* _REQUIREMENT_
Starting at the first line of the listing below, repeat each line exactly until the line containing "minimum width=347pt, minimum", which you include. Leave out pictures.

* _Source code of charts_
- - -
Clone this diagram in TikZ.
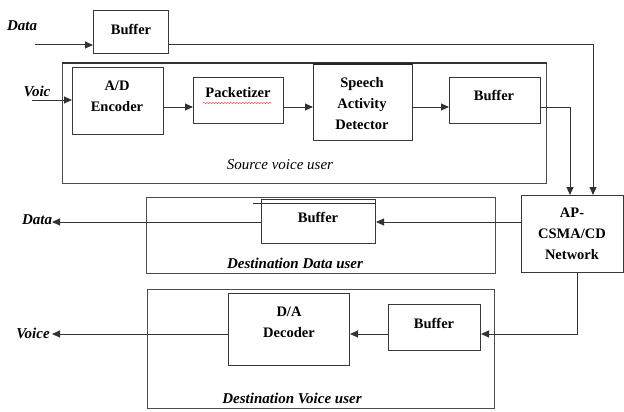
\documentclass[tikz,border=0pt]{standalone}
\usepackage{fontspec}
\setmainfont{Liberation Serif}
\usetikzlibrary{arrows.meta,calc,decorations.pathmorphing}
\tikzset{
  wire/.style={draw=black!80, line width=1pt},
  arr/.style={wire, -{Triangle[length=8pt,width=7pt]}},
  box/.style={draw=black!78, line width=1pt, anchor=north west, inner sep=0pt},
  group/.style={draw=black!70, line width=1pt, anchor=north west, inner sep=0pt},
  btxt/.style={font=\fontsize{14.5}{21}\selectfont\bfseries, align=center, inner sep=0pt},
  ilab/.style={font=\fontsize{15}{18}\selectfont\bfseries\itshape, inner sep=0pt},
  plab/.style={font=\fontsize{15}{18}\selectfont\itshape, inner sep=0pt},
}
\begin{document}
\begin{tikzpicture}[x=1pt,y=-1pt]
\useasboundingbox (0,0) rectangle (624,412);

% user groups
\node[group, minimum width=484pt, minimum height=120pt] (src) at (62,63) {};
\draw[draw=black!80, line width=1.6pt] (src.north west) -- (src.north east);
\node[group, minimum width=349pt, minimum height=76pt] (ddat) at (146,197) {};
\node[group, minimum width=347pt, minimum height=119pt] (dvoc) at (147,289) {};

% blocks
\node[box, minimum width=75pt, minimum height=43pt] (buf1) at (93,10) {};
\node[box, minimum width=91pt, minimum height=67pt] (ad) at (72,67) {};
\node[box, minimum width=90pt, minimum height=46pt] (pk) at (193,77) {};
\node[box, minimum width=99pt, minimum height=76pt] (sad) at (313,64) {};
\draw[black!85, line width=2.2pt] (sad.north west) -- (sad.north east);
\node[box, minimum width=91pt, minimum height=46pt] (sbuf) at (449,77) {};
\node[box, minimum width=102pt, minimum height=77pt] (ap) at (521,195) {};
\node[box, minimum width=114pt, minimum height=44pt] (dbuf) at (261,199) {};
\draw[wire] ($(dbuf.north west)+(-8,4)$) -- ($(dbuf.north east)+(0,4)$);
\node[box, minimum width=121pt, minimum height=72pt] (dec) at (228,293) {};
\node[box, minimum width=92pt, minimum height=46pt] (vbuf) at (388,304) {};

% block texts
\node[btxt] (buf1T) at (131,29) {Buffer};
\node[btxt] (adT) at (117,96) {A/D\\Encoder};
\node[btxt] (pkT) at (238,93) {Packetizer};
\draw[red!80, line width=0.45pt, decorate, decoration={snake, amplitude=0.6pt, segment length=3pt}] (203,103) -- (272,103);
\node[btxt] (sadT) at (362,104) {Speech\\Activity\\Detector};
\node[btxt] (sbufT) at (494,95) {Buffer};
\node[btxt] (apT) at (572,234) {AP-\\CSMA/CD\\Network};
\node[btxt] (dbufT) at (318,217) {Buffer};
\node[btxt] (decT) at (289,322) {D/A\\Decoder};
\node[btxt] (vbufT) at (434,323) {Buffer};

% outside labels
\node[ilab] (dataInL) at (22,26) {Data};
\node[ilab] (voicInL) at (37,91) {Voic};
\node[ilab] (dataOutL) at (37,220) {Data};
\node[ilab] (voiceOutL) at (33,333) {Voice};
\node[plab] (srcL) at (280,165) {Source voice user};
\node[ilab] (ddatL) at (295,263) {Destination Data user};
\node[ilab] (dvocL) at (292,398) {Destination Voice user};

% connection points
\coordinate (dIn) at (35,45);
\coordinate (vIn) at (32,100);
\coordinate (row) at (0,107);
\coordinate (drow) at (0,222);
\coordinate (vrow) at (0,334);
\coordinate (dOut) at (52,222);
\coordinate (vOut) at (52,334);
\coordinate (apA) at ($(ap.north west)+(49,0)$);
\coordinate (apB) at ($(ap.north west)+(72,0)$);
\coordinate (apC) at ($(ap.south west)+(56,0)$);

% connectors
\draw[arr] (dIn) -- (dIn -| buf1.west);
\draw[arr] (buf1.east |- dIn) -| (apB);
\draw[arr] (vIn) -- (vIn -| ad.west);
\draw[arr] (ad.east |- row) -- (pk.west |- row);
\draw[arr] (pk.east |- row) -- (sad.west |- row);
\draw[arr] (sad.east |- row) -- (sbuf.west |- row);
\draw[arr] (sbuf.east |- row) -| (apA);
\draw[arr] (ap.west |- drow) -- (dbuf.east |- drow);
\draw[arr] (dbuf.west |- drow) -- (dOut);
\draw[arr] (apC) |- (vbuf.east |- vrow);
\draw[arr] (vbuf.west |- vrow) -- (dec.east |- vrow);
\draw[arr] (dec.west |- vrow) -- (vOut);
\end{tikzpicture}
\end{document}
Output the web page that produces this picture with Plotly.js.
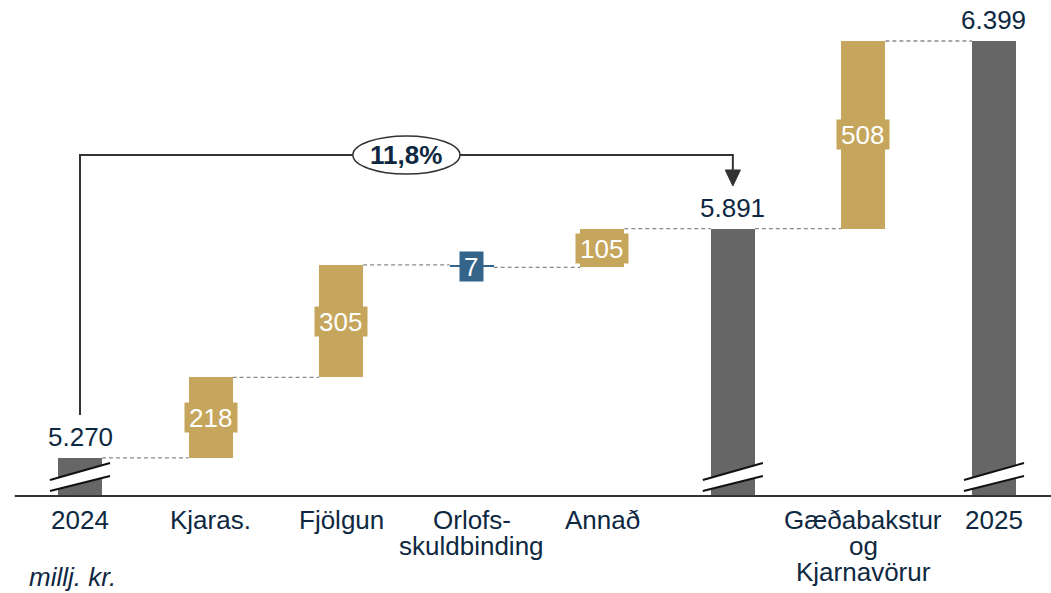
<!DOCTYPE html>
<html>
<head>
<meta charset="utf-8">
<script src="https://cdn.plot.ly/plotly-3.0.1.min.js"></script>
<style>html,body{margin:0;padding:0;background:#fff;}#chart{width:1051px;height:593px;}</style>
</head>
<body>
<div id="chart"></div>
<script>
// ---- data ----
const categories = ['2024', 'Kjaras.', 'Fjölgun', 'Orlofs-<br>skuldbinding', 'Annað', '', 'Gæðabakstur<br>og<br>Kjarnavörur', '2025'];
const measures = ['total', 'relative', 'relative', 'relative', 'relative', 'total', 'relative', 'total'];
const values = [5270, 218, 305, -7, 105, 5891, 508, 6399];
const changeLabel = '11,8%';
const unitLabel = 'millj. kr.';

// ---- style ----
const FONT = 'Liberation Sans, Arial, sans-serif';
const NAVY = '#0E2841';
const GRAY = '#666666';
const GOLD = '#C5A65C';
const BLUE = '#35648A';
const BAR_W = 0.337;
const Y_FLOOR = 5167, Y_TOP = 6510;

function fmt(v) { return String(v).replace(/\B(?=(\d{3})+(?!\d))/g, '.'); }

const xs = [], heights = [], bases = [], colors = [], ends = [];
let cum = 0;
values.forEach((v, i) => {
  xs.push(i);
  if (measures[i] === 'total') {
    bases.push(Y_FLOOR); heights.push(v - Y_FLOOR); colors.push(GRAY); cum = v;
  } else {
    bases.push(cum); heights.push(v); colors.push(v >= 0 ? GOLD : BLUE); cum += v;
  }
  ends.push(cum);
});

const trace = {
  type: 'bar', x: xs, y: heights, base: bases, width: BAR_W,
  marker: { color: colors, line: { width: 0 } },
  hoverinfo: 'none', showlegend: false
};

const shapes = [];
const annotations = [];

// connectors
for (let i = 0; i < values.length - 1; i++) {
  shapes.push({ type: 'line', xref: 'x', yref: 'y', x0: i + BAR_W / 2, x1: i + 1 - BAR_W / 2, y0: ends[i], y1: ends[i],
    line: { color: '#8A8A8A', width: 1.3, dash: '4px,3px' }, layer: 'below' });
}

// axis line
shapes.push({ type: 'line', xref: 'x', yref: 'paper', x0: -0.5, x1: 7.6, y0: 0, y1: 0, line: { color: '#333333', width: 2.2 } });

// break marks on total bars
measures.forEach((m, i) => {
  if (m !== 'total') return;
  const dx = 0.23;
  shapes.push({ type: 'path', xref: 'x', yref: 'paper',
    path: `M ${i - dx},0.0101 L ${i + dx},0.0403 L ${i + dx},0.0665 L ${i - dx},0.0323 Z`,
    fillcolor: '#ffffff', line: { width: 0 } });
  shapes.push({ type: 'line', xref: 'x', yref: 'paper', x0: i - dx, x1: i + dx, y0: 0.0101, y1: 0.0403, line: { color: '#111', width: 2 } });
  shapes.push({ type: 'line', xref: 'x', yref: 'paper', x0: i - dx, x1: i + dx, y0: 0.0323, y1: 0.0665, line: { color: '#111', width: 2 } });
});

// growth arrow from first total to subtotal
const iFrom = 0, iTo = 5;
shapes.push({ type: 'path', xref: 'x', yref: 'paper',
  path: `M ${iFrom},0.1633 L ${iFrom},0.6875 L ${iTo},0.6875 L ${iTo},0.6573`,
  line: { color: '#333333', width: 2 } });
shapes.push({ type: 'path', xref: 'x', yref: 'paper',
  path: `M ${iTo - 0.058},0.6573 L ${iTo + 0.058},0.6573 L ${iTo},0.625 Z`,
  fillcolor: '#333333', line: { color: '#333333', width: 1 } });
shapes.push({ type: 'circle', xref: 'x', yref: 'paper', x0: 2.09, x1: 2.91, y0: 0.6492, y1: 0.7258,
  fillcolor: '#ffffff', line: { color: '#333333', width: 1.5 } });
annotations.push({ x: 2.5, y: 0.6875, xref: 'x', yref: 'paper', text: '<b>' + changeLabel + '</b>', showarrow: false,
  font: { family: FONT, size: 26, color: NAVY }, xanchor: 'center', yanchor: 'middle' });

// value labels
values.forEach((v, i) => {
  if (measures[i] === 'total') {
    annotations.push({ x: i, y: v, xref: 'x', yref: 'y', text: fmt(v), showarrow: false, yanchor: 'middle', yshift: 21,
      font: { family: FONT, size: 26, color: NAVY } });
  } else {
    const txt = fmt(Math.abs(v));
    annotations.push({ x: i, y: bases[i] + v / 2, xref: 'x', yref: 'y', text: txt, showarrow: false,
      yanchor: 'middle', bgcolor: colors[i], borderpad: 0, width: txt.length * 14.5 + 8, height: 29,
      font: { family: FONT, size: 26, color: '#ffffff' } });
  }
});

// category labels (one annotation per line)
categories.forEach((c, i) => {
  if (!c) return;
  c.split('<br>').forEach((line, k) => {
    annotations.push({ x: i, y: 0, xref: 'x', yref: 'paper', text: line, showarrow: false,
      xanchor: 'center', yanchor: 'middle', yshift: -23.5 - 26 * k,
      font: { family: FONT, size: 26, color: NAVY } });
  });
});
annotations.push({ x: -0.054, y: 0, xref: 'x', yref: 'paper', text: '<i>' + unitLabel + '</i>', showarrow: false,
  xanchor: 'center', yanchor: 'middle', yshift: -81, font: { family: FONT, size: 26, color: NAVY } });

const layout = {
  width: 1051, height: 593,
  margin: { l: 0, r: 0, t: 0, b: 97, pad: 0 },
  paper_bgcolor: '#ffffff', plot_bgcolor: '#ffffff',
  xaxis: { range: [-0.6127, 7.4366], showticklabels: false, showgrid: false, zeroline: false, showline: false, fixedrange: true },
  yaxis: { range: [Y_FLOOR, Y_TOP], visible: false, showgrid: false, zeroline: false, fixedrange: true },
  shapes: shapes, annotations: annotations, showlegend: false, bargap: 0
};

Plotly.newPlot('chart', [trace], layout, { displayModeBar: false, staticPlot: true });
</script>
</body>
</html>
- - -
* _EXERCISE ANSWER_
Clone this diagram in TikZ.
\documentclass[tikz,border=0pt]{standalone}
\usepackage{fontspec}
\setmainfont{Liberation Serif}
\usetikzlibrary{arrows.meta,calc,decorations.pathmorphing}
\tikzset{
  wire/.style={draw=black!80, line width=1pt},
  arr/.style={wire, -{Triangle[length=8pt,width=7pt]}},
  box/.style={draw=black!78, line width=1pt, anchor=north west, inner sep=0pt},
  group/.style={draw=black!70, line width=1pt, anchor=north west, inner sep=0pt},
  btxt/.style={font=\fontsize{14.5}{21}\selectfont\bfseries, align=center, inner sep=0pt},
  ilab/.style={font=\fontsize{15}{18}\selectfont\bfseries\itshape, inner sep=0pt},
  plab/.style={font=\fontsize{15}{18}\selectfont\itshape, inner sep=0pt},
}
\begin{document}
\begin{tikzpicture}[x=1pt,y=-1pt]
\useasboundingbox (0,0) rectangle (624,412);

% user groups
\node[group, minimum width=484pt, minimum height=120pt] (src) at (62,63) {};
\draw[draw=black!80, line width=1.6pt] (src.north west) -- (src.north east);
\node[group, minimum width=349pt, minimum height=76pt] (ddat) at (146,197) {};
\node[group, minimum width=347pt, minimum height=119pt] (dvoc) at (147,289) {};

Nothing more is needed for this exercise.